The Beauty Queen of Leenane review – Martin McDonagh’s raging black comedy returns

Much has changed in Ireland since Martin McDonagh’s black comedy premiered in 1996, but the ramshackle Connemara hillside where this savage mother-daughter psychodrama plays out feels both petrified in perpetual darkness and newly, terribly, resonant.

This corner of Leenane – malodorous, ragged and inhabited by left-behinds – seems to be in a state of existential lockdown and every character emanates claustrophobic isolation. Maureen (Orla Fitzgerald), the middle-aged virgin living a ball-and-chain existence with her mother Mag (Ingrid Craigie) is its tortured heart, eaten up by rage and resentment towards the scheming, needy Mag.

This is a tight, neat co-production by Chichester Festival theatre and the Lyric Hammersmith, directed by Rachel O’Riordan with Fitzgerald as a commanding, angry presence, her position in the world defined by small victories over her mother.

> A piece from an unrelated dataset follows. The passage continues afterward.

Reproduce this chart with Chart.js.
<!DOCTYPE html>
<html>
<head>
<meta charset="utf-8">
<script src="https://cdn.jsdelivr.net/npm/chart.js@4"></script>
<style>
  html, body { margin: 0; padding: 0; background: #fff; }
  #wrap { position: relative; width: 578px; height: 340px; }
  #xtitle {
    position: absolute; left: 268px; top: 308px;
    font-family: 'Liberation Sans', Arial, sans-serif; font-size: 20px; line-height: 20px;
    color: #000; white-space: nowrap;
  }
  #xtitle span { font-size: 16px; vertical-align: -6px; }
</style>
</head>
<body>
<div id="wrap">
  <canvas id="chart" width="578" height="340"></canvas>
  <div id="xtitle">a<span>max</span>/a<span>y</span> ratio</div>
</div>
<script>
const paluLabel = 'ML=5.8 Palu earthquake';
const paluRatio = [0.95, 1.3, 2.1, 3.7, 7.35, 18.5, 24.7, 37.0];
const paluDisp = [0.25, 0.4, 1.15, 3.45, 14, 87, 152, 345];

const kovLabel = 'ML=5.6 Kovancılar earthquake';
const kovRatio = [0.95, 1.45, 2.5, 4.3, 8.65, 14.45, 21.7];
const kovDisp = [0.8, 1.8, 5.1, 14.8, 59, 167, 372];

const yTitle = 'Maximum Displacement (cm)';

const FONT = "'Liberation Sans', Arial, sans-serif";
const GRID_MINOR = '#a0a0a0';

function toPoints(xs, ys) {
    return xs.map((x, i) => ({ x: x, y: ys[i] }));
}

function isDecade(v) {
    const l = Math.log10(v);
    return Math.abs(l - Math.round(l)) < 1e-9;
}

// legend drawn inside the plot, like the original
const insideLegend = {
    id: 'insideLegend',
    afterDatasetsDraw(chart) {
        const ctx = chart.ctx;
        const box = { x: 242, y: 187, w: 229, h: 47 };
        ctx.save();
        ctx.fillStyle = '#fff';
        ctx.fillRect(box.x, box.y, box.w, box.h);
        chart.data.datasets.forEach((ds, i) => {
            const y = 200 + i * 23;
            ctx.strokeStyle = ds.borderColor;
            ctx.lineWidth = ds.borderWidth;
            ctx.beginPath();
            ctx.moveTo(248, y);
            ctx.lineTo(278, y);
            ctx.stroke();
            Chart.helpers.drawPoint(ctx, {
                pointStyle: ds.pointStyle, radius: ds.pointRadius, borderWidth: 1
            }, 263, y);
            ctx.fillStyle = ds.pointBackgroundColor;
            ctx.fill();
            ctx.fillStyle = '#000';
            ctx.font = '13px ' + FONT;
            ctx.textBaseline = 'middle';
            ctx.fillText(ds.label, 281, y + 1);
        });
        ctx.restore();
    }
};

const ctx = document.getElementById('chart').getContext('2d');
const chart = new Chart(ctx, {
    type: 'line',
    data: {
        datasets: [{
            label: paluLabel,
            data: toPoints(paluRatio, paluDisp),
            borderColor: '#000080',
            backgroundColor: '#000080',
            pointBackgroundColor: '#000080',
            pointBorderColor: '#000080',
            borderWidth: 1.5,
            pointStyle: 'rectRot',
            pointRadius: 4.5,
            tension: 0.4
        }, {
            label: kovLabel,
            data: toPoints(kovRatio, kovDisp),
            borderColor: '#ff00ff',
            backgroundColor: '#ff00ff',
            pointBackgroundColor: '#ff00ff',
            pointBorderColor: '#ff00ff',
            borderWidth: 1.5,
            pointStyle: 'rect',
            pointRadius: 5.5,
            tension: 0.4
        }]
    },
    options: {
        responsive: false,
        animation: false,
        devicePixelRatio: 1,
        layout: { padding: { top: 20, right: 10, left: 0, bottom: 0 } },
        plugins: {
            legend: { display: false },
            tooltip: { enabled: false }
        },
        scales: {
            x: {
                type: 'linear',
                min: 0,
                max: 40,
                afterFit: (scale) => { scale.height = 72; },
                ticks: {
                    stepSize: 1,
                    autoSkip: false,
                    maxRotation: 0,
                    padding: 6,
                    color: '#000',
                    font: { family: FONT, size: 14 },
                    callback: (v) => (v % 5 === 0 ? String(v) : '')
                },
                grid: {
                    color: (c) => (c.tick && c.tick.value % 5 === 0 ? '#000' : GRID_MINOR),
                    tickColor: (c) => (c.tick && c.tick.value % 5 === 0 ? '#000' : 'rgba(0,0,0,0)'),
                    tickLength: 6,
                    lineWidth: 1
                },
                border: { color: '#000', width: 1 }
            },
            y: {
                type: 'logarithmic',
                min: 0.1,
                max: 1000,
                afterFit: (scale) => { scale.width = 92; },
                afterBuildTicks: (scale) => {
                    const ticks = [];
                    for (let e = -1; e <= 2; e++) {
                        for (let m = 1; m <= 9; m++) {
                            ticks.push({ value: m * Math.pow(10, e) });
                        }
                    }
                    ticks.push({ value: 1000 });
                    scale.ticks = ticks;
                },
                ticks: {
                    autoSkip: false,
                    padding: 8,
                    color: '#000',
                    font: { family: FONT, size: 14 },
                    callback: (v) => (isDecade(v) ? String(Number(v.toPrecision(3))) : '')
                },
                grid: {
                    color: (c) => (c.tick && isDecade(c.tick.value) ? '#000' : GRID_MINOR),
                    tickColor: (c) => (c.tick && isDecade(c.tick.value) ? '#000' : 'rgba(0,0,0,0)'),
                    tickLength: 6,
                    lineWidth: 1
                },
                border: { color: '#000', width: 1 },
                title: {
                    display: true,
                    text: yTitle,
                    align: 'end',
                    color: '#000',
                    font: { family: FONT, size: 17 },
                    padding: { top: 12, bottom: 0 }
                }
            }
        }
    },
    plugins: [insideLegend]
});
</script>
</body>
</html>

Craigie’s Mag is ostensibly unassuming and quietly manipulative but lacks the bite that might otherwise set their chemistry alight. The play comes fully alive when Pato (Adam Best), an out-of-town construction worker, enters Maureen’s life. The “morning after” scene in which Mag finds her daughter flaunting her sexual conquest is both queasy and tender.

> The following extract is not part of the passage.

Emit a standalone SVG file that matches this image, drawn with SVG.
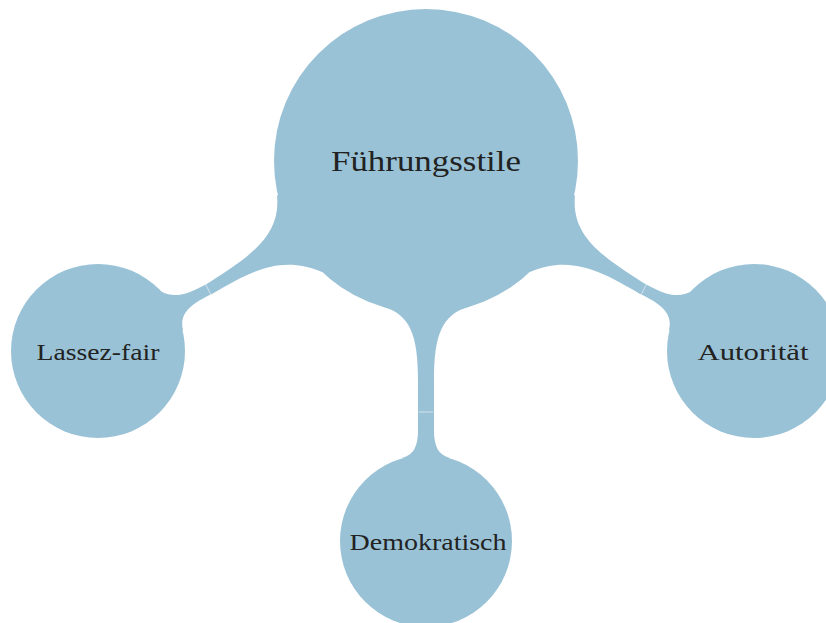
<svg xmlns="http://www.w3.org/2000/svg" width="826" height="623" viewBox="0 0 826 623">
  <style>
    .blob { fill: #9ac2d6; }
    .seam { stroke: #ffffff; stroke-width: 0.8; stroke-opacity: 0.7; fill: none; }
    .label { font-family: "Liberation Serif", "DejaVu Serif", serif; fill: #222222; text-anchor: middle; }
  </style>
  <rect width="826" height="623" fill="#ffffff"/>

  <!-- tapered branches between the root concept and its children -->
  <g id="connectors">
    <path class="blob" d="M 277,195 C 281,235 252,255 210,282 C 188,295 174,299 160,291 L 170,340 L 183,330 C 179,314 190,304 212,294 C 248,273 280,254 322,272 L 330,220 Z"/>
    <path class="blob" d="M 575,195 C 571,235 600,255 642,282 C 664,295 678,299 692,291 L 682,340 L 669,330 C 673,314 662,304 640,294 C 604,273 572,254 530,272 L 522,220 Z"/>
    <path class="blob" d="M 384,307 C 410,315 418,335 418,380 L 418,430 C 418,446 414,455 402,458 L 426,470 L 450,458 C 438,455 434,446 434,430 L 434,380 C 434,335 442,315 468,307 L 426,290 Z"/>
    <line class="seam" x1="205" y1="283" x2="211" y2="295"/>
    <line class="seam" x1="647" y1="283" x2="641" y2="295"/>
    <line class="seam" x1="419" y1="412" x2="433" y2="412" stroke-opacity="0.15"/>
  </g>

  <g id="root">
    <circle class="blob" cx="426" cy="161" r="152"/>
    <text class="label" x="426" y="171" font-size="29" textLength="190" lengthAdjust="spacingAndGlyphs">Führungsstile</text>
  </g>

  <g id="lassez-fair">
    <circle class="blob" cx="98" cy="351" r="87"/>
    <text class="label" x="98" y="360" font-size="23" textLength="123" lengthAdjust="spacingAndGlyphs">Lassez-fair</text>
  </g>

  <g id="autoritaer">
    <circle class="blob" cx="754" cy="351" r="87"/>
    <text class="label" x="753" y="360" font-size="23" textLength="111" lengthAdjust="spacingAndGlyphs">Autorität</text>
  </g>

  <g id="demokratisch">
    <circle class="blob" cx="426" cy="541" r="86"/>
    <text class="label" x="428" y="550" font-size="23" textLength="157" lengthAdjust="spacingAndGlyphs">Demokratisch</text>
  </g>
</svg>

As a slice of Irish gothic, it is at its best when characters are exposing their vulnerabilities rather than fulminating with rage or enacting violence. Fitzgerald becomes stronger as she begins to shed her hard outer layers and expose her frailties.

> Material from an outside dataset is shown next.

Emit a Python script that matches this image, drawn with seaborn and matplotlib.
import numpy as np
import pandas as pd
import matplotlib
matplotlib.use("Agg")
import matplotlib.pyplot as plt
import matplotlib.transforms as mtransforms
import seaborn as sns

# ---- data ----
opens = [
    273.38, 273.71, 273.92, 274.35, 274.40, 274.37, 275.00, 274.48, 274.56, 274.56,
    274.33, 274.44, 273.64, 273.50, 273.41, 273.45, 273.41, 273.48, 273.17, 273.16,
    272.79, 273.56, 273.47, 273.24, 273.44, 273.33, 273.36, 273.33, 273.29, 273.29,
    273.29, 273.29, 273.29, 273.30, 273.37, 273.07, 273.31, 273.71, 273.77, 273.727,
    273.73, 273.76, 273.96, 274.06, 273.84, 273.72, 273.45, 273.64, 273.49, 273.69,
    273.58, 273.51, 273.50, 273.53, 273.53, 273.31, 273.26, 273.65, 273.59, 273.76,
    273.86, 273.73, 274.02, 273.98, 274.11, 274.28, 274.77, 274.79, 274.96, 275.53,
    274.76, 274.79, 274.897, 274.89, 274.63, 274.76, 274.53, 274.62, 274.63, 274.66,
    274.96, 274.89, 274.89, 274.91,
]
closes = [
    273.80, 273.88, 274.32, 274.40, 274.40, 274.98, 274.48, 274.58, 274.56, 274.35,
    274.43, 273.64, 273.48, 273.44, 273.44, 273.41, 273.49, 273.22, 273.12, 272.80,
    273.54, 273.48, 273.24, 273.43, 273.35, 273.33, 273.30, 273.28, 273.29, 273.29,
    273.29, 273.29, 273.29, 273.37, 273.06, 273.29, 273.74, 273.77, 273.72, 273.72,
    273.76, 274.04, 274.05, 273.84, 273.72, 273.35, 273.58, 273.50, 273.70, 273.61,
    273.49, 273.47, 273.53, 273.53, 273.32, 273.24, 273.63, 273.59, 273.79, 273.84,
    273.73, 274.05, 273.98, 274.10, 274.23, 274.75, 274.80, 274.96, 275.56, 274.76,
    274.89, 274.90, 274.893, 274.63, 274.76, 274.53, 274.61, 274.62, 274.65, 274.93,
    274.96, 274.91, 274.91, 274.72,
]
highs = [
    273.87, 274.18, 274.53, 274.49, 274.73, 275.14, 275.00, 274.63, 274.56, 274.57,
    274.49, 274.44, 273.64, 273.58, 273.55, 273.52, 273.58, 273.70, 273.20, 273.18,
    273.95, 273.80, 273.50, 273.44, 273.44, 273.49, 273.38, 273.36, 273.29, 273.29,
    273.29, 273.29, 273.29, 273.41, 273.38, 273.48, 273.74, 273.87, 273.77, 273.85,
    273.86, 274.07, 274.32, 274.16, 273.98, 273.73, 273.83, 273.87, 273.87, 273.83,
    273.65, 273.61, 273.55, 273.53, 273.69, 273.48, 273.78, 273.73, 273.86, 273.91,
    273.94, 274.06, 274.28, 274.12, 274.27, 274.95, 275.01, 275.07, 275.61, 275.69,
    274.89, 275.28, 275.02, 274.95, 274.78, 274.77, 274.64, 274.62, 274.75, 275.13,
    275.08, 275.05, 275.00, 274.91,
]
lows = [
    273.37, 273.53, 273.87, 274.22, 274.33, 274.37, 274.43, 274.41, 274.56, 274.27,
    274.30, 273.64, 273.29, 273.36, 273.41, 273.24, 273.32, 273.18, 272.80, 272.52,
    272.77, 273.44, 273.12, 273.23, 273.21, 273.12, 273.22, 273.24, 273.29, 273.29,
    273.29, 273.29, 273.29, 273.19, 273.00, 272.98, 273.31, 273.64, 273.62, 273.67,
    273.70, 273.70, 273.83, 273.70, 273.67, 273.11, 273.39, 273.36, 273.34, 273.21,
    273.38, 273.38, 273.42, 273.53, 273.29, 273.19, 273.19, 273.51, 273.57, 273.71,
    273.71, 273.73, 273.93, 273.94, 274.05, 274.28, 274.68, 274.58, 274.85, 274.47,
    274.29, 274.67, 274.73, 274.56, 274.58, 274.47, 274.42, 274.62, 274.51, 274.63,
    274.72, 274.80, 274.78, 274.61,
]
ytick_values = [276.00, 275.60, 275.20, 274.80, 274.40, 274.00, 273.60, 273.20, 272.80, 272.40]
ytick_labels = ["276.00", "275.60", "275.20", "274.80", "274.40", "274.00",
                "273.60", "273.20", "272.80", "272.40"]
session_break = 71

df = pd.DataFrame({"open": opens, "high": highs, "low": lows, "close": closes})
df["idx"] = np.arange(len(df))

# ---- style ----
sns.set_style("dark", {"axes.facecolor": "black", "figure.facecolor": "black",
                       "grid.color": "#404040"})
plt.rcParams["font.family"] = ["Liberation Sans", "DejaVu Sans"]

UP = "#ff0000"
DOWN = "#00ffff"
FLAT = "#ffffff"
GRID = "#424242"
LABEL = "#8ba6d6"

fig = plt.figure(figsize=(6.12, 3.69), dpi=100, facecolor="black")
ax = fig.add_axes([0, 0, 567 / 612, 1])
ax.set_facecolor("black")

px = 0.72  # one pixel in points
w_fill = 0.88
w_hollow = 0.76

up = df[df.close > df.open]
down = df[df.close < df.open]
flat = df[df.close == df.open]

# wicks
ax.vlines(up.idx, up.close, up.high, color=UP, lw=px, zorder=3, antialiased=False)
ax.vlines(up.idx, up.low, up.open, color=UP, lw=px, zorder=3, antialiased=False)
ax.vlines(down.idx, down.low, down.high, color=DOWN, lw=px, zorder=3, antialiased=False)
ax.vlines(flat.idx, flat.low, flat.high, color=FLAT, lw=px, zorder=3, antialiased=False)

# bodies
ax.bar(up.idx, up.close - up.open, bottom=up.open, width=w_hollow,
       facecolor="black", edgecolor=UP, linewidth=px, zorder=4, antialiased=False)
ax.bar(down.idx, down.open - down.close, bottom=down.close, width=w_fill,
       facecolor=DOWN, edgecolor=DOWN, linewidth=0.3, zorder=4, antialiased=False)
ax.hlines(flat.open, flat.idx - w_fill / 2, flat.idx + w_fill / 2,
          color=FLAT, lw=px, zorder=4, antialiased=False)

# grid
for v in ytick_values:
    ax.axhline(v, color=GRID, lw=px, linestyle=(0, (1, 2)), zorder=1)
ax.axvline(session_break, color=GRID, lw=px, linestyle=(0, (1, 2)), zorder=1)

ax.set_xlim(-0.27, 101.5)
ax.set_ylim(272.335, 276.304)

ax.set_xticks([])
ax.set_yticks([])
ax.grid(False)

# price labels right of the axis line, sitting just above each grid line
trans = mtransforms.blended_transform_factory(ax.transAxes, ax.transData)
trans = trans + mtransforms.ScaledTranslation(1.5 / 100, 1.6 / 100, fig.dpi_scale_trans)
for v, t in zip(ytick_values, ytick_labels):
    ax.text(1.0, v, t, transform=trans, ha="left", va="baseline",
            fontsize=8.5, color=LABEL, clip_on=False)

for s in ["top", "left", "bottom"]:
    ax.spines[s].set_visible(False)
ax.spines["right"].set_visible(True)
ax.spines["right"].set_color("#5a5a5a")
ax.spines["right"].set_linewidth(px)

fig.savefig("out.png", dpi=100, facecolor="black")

The romance between Pato and Maureen has a whiff of Tennessee Williams’s sexual yearning and dreams of escape, with some fine acting between Best and Fitzgerald. When Pato reads his letter to Maureen, speaking of his own loneliness and desire for connection, it is so powerfully performed by Best that it threatens to take the emotional focus away from the mother-daughter drama altogether.

Despite the grubbiness of the cottage’s interior, Good Teeth Theatre’s stage design contains poetry with its back-screen of images – the leaves, trees and sky – and the crisp, hurly burly of weather in Anna Clock’s sound design bring atmosphere.

It all begins to feel slightly schematic when the drama takes its baroque turns, emotional development replaced by a plotline whose contrivances we see coming. It is a shame when it turns from psychodrama to “psycho” drama (the fireside poker is key) but the limits in the narrative are overcome by some moving performances and we are left with the stark image of Maureen, in her mother’s chair, stranded in dismal sameness.